[EXERCISE AIM]
Can you output, word for word, the lines between the one holding "Clone this chart in matplotlib." and the one holding "debt_service_revenue = [2.1, 5.8, 17.5, 8.6, 24.3]", inclusive, leaving out any pictures?

[GIVEN INFORMATION]
--------------------------------
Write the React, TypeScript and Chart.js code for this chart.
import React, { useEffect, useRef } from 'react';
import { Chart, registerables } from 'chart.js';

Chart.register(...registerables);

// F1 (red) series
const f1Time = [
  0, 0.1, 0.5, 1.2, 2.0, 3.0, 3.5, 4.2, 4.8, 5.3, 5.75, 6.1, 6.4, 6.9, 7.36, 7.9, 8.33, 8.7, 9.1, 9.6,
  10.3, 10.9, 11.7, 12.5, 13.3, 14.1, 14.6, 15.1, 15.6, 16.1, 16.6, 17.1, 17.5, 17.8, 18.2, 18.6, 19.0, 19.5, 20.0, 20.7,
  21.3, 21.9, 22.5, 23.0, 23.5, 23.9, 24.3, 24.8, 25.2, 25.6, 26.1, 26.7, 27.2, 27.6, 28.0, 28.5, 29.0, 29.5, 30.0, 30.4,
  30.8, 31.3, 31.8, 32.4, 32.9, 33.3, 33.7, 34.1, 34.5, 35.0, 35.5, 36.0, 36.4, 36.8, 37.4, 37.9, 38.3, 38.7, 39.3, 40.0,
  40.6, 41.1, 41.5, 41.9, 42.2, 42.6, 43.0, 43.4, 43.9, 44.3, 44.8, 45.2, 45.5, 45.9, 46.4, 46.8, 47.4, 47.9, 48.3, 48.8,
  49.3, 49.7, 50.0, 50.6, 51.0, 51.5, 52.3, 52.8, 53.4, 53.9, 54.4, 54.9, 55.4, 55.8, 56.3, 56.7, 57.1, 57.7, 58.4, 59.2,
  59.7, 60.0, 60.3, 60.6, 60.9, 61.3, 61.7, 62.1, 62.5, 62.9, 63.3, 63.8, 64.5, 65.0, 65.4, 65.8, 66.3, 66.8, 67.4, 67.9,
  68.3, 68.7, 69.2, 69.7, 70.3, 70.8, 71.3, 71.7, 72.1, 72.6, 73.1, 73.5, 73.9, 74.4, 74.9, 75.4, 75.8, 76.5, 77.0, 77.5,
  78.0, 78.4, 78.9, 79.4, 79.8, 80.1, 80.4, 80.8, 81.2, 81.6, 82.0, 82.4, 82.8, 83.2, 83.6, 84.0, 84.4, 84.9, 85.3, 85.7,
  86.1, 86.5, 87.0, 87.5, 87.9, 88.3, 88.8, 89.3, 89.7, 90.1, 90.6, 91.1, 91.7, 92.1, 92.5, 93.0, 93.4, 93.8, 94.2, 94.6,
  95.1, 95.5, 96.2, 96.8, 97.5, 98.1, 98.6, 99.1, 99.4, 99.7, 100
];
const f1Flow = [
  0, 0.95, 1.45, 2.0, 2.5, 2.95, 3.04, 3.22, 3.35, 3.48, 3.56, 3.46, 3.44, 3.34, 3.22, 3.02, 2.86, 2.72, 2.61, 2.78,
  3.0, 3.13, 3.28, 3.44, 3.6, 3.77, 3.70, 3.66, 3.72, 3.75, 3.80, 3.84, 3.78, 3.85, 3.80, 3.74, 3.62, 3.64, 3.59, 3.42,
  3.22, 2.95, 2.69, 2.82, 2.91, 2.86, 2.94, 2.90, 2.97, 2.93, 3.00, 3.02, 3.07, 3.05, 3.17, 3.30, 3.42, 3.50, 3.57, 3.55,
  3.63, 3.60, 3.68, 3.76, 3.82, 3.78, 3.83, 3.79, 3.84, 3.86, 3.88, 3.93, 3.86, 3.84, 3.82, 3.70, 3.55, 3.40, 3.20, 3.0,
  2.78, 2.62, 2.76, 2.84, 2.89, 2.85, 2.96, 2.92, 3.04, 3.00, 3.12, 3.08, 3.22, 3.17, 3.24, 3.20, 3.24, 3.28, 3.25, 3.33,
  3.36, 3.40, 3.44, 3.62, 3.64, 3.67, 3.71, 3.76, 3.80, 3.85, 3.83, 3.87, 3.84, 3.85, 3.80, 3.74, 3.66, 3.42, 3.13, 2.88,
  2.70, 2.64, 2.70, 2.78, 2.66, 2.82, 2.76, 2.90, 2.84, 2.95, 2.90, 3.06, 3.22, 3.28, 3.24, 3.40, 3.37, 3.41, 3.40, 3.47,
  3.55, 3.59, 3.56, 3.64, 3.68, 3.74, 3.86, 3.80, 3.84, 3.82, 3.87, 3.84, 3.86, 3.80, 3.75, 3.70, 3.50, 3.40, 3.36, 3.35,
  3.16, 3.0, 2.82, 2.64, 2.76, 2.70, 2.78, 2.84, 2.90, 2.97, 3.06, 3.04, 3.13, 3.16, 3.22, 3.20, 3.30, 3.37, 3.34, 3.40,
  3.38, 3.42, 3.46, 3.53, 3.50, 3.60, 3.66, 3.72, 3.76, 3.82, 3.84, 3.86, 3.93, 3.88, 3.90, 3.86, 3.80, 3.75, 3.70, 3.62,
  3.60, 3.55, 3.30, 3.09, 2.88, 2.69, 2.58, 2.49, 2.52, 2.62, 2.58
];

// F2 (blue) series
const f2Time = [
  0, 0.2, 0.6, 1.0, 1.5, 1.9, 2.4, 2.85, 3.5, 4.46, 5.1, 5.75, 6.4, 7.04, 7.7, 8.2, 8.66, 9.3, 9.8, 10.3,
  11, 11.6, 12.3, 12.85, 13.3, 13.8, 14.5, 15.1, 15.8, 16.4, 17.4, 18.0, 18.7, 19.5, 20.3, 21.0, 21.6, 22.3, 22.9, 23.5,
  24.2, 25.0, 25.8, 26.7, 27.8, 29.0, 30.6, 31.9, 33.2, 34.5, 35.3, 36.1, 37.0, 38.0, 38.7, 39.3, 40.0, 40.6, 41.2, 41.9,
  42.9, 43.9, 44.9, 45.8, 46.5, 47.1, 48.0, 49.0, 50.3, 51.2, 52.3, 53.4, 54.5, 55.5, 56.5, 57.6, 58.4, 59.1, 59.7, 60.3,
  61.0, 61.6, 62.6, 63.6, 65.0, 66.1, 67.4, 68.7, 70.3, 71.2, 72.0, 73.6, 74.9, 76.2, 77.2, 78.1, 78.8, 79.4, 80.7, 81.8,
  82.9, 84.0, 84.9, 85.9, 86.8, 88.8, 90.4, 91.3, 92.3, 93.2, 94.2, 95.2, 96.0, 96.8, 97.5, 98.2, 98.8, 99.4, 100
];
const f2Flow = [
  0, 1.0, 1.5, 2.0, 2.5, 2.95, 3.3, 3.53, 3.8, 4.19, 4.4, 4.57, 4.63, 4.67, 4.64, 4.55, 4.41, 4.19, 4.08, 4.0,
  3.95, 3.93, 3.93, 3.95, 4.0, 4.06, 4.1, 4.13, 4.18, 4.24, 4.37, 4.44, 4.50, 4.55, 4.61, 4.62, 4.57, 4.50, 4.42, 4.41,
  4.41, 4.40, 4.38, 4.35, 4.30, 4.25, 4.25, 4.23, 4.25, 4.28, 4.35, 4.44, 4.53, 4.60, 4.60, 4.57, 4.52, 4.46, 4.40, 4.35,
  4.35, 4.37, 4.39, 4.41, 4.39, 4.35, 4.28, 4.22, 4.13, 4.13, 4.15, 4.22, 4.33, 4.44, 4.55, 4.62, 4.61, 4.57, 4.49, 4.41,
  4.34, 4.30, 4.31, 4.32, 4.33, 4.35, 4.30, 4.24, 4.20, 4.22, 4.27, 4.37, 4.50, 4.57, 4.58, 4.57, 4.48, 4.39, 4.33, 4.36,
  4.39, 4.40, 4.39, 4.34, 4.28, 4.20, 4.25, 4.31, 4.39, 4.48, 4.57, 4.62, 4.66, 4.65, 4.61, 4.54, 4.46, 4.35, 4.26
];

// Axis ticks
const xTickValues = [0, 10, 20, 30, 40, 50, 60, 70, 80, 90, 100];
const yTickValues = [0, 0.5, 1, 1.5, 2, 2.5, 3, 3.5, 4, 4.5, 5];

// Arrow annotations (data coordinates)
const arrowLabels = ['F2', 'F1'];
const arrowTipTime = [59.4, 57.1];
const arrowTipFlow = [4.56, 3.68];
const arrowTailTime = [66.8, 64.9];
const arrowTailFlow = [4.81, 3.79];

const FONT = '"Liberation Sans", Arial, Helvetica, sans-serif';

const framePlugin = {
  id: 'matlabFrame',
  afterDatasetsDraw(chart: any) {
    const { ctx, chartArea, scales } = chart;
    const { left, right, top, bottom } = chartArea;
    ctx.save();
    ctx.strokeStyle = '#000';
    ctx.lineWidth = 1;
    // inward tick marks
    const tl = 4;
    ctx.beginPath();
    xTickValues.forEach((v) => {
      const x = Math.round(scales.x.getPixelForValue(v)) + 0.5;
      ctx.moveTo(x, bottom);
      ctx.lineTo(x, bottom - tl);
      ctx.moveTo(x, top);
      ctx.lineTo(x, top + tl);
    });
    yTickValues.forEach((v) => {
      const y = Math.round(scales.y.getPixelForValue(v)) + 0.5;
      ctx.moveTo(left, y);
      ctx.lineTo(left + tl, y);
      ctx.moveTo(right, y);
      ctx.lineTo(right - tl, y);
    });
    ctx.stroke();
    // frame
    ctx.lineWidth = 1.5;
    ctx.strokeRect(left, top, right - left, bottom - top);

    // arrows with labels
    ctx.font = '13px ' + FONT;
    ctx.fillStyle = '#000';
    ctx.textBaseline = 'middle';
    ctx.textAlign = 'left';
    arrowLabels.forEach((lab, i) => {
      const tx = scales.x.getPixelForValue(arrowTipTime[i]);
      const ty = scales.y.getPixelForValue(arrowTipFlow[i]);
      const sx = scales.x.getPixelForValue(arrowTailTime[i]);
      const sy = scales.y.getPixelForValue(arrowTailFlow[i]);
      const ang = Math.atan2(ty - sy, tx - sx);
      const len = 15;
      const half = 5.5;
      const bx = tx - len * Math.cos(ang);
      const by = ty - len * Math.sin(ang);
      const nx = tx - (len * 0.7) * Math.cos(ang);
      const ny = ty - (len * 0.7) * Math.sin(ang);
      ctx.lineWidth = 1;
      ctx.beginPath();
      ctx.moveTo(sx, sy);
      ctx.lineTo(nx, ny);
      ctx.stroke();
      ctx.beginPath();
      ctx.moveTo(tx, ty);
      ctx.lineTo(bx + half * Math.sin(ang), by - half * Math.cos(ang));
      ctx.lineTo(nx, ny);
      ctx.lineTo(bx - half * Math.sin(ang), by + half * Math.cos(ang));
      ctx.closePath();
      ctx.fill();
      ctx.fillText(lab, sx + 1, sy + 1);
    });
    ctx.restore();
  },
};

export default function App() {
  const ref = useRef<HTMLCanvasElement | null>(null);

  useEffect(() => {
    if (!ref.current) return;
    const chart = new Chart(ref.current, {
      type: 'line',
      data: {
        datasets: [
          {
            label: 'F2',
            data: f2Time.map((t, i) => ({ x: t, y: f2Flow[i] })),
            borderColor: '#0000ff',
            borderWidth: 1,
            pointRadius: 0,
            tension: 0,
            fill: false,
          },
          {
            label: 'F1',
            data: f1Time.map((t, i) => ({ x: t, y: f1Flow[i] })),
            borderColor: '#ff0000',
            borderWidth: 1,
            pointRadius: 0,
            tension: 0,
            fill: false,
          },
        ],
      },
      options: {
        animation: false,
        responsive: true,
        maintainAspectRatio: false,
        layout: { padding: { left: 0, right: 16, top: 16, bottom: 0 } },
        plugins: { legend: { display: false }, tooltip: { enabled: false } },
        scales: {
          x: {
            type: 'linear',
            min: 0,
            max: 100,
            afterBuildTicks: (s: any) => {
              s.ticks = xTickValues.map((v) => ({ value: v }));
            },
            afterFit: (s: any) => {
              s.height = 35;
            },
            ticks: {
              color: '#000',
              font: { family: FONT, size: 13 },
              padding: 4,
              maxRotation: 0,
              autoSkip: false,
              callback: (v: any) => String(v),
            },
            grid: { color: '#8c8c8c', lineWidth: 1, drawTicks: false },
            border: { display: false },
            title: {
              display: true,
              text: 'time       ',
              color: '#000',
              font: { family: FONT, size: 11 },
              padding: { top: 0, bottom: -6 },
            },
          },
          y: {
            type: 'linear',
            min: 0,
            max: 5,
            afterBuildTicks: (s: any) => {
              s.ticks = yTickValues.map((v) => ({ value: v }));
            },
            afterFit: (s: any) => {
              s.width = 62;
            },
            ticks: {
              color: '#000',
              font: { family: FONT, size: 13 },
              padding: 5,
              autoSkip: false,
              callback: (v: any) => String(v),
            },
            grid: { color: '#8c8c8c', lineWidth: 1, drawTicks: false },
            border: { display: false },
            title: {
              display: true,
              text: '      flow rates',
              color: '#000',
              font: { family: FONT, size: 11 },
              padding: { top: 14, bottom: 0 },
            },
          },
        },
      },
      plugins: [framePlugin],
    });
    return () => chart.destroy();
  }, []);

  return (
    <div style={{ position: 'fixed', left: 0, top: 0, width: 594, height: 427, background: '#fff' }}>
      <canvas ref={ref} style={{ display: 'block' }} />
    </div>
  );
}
--------------------------------
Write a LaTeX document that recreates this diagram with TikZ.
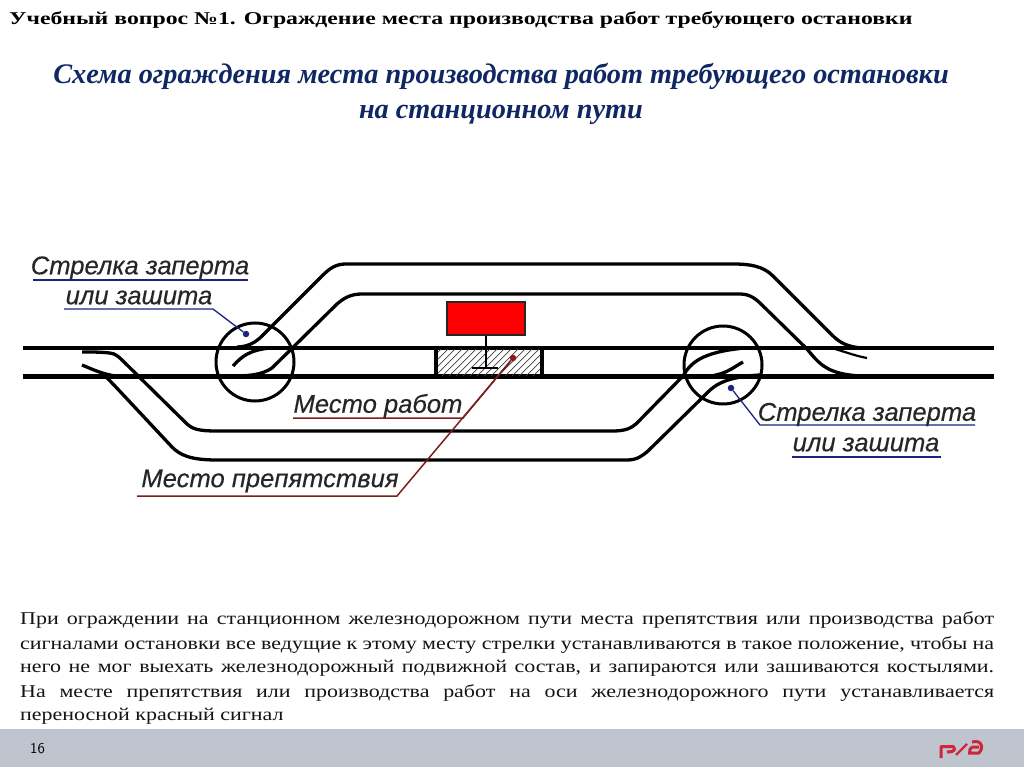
--------------------------------
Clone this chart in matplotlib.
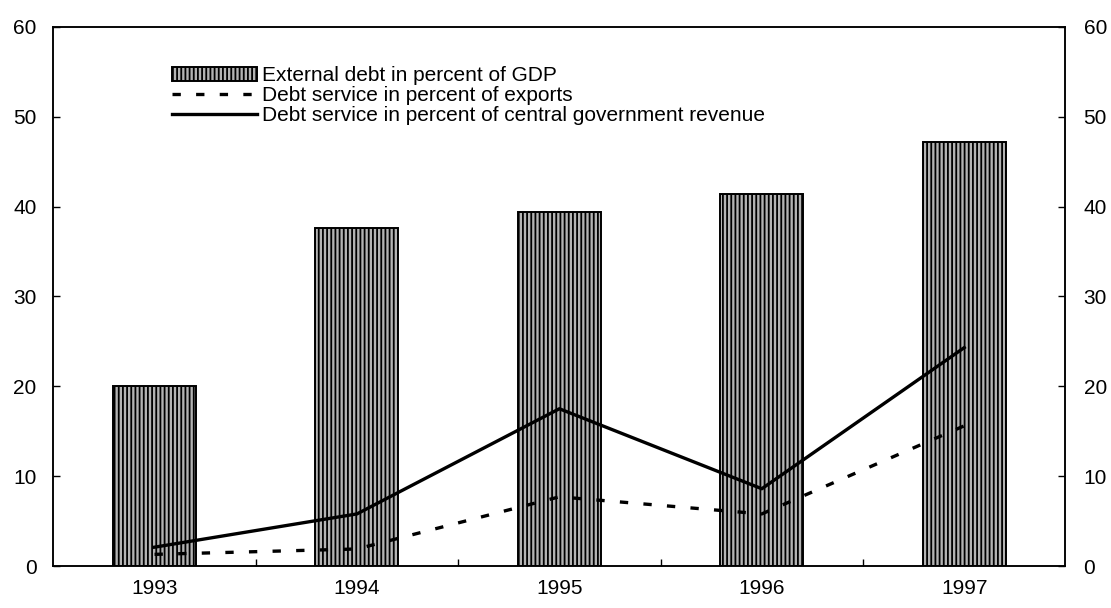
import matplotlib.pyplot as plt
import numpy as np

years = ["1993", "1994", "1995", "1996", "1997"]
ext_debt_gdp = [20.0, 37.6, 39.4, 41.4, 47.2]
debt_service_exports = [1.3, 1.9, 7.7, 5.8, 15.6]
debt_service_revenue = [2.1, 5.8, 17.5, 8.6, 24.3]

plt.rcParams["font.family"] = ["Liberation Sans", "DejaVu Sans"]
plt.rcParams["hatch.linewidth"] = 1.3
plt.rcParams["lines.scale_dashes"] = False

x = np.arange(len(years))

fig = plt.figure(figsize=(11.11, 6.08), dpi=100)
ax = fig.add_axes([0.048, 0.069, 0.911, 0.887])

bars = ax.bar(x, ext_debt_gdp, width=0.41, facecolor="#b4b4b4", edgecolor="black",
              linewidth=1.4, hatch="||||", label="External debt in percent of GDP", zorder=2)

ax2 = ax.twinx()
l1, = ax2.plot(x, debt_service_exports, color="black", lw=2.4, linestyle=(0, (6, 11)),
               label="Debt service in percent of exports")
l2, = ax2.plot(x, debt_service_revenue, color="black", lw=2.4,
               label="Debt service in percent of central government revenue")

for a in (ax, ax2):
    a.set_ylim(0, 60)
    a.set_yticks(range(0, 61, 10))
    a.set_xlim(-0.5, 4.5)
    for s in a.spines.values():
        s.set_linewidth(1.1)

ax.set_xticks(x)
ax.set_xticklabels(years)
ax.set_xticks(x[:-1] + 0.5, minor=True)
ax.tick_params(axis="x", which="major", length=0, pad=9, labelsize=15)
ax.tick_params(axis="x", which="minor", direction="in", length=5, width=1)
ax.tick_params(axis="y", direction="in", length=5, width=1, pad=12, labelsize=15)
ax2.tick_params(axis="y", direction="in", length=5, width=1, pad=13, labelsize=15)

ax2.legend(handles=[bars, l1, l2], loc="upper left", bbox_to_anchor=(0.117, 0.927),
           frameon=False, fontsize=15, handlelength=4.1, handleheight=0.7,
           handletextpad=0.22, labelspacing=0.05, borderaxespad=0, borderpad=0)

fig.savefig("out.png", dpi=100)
--------------------------------
[CORRECT ANSWER]
Clone this chart in matplotlib.
import matplotlib.pyplot as plt
import numpy as np

years = ["1993", "1994", "1995", "1996", "1997"]
ext_debt_gdp = [20.0, 37.6, 39.4, 41.4, 47.2]
debt_service_exports = [1.3, 1.9, 7.7, 5.8, 15.6]
debt_service_revenue = [2.1, 5.8, 17.5, 8.6, 24.3]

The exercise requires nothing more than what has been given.